[BEGIN Dataset section]

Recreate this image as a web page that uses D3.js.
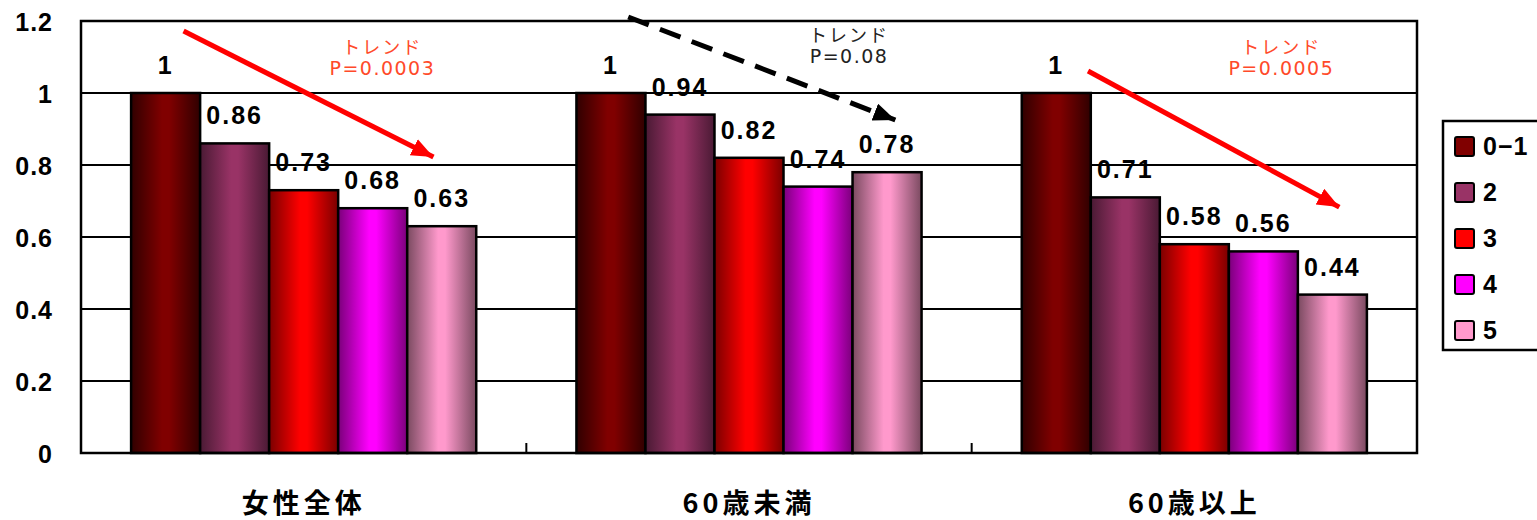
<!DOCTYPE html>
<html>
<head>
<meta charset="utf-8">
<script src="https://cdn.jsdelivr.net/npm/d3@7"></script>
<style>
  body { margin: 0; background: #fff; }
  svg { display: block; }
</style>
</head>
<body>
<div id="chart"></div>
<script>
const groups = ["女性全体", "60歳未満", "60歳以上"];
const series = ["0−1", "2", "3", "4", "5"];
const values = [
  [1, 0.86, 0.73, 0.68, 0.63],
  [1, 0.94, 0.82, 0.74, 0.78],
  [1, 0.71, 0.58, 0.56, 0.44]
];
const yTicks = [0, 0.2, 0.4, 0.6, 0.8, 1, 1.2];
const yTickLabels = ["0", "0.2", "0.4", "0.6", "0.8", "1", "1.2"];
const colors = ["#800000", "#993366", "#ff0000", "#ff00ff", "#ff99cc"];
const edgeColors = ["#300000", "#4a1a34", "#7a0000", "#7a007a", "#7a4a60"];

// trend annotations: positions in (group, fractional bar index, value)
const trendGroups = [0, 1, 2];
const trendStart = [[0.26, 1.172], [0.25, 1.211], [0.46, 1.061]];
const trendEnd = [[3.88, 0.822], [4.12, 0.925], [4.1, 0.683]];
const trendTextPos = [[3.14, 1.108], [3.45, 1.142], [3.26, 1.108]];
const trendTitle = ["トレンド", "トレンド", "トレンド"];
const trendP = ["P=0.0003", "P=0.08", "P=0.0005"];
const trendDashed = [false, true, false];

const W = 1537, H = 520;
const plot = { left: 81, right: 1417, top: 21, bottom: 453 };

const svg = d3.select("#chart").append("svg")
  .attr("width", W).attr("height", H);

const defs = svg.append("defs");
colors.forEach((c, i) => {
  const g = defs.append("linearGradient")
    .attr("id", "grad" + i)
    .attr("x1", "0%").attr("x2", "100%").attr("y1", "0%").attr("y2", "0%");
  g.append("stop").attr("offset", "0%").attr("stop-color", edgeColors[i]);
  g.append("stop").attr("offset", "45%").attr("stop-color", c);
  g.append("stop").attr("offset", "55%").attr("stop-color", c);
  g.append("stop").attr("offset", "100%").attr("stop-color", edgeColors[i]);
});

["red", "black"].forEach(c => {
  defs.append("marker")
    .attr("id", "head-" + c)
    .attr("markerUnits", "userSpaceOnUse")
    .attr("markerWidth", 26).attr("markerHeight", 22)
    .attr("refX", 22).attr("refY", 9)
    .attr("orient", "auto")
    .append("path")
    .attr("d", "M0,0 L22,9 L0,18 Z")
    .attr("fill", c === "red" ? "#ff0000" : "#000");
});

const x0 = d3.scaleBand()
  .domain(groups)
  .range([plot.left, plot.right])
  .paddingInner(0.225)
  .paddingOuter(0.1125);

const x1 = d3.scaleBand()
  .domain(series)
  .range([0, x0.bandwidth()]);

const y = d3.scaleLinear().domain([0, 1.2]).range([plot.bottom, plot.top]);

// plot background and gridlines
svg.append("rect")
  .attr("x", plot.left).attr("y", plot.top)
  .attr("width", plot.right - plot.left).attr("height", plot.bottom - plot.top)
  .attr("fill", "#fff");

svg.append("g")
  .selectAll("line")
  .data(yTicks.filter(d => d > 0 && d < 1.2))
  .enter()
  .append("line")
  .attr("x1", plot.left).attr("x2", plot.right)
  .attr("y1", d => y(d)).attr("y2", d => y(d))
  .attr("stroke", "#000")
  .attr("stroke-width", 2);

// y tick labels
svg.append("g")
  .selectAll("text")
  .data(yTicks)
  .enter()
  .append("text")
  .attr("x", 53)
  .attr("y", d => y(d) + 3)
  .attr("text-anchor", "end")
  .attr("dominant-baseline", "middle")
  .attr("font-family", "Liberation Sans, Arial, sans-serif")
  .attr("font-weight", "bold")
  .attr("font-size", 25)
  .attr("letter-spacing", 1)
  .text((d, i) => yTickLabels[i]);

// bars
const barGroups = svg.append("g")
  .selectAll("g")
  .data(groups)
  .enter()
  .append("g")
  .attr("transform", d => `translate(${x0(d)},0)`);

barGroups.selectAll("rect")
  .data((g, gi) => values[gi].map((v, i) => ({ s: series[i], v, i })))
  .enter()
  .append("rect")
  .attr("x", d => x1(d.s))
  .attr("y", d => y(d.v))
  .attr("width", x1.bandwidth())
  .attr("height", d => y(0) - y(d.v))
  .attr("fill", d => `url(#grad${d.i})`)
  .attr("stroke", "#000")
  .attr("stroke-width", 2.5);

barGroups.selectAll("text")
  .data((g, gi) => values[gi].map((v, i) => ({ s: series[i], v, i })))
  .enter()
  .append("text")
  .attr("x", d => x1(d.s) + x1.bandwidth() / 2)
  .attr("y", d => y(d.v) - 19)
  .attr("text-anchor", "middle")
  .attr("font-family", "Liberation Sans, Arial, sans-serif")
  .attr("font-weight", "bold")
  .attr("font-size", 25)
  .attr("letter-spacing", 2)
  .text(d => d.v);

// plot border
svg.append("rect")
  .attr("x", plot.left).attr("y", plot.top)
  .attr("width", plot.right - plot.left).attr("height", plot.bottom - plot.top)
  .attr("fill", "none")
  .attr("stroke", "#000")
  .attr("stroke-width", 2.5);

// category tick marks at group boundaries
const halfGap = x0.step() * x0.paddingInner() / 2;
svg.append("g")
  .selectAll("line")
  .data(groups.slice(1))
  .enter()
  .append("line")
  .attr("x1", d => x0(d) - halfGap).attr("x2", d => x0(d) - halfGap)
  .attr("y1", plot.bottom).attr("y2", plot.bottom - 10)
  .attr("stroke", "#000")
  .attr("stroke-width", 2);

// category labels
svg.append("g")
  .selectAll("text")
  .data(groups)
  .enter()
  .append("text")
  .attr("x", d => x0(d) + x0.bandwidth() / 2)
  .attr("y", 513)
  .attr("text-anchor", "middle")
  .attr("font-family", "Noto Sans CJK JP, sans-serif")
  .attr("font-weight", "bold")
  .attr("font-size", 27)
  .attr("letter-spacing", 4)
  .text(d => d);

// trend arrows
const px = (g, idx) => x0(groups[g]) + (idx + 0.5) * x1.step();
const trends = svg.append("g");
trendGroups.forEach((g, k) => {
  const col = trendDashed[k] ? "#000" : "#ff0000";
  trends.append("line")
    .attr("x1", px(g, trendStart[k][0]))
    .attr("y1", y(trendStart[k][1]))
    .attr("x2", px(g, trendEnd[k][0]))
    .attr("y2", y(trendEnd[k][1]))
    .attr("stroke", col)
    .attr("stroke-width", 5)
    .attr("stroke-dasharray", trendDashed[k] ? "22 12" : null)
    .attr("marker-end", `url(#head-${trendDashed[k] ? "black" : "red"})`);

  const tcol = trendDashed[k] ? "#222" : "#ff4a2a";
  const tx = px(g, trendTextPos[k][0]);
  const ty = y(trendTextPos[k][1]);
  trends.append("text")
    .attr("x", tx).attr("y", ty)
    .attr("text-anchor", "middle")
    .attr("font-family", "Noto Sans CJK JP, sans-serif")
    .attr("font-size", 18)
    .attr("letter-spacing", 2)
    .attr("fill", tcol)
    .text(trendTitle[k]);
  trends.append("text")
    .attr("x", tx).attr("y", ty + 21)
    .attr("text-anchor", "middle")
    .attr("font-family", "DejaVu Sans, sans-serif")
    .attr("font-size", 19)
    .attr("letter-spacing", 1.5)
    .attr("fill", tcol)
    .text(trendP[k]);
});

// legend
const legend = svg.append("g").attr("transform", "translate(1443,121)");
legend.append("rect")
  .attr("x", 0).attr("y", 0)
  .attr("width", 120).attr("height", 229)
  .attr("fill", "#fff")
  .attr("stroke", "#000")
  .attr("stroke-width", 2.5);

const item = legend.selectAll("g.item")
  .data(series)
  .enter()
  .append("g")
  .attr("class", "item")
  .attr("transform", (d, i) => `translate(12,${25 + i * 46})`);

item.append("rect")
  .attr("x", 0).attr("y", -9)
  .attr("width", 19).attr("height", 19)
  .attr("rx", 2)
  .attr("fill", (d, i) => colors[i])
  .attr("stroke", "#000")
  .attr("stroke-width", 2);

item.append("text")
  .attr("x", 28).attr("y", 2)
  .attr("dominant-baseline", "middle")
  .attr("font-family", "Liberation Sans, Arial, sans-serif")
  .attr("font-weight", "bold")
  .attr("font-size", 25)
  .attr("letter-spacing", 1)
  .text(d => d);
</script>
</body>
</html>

[END Dataset section]

### Problem statement
Restate each line from the start of the listing through the line bearing "21, bottom: 453" word for word. Drop the pictures.

### Full output
Recreate this image as a web page that uses D3.js.
<!DOCTYPE html>
<html>
<head>
<meta charset="utf-8">
<script src="https://cdn.jsdelivr.net/npm/d3@7"></script>
<style>
  body { margin: 0; background: #fff; }
  svg { display: block; }
</style>
</head>
<body>
<div id="chart"></div>
<script>
const groups = ["女性全体", "60歳未満", "60歳以上"];
const series = ["0−1", "2", "3", "4", "5"];
const values = [
  [1, 0.86, 0.73, 0.68, 0.63],
  [1, 0.94, 0.82, 0.74, 0.78],
  [1, 0.71, 0.58, 0.56, 0.44]
];
const yTicks = [0, 0.2, 0.4, 0.6, 0.8, 1, 1.2];
const yTickLabels = ["0", "0.2", "0.4", "0.6", "0.8", "1", "1.2"];
const colors = ["#800000", "#993366", "#ff0000", "#ff00ff", "#ff99cc"];
const edgeColors = ["#300000", "#4a1a34", "#7a0000", "#7a007a", "#7a4a60"];

// trend annotations: positions in (group, fractional bar index, value)
const trendGroups = [0, 1, 2];
const trendStart = [[0.26, 1.172], [0.25, 1.211], [0.46, 1.061]];
const trendEnd = [[3.88, 0.822], [4.12, 0.925], [4.1, 0.683]];
const trendTextPos = [[3.14, 1.108], [3.45, 1.142], [3.26, 1.108]];
const trendTitle = ["トレンド", "トレンド", "トレンド"];
const trendP = ["P=0.0003", "P=0.08", "P=0.0005"];
const trendDashed = [false, true, false];

const W = 1537, H = 520;
const plot = { left: 81, right: 1417, top: 21, bottom: 453 };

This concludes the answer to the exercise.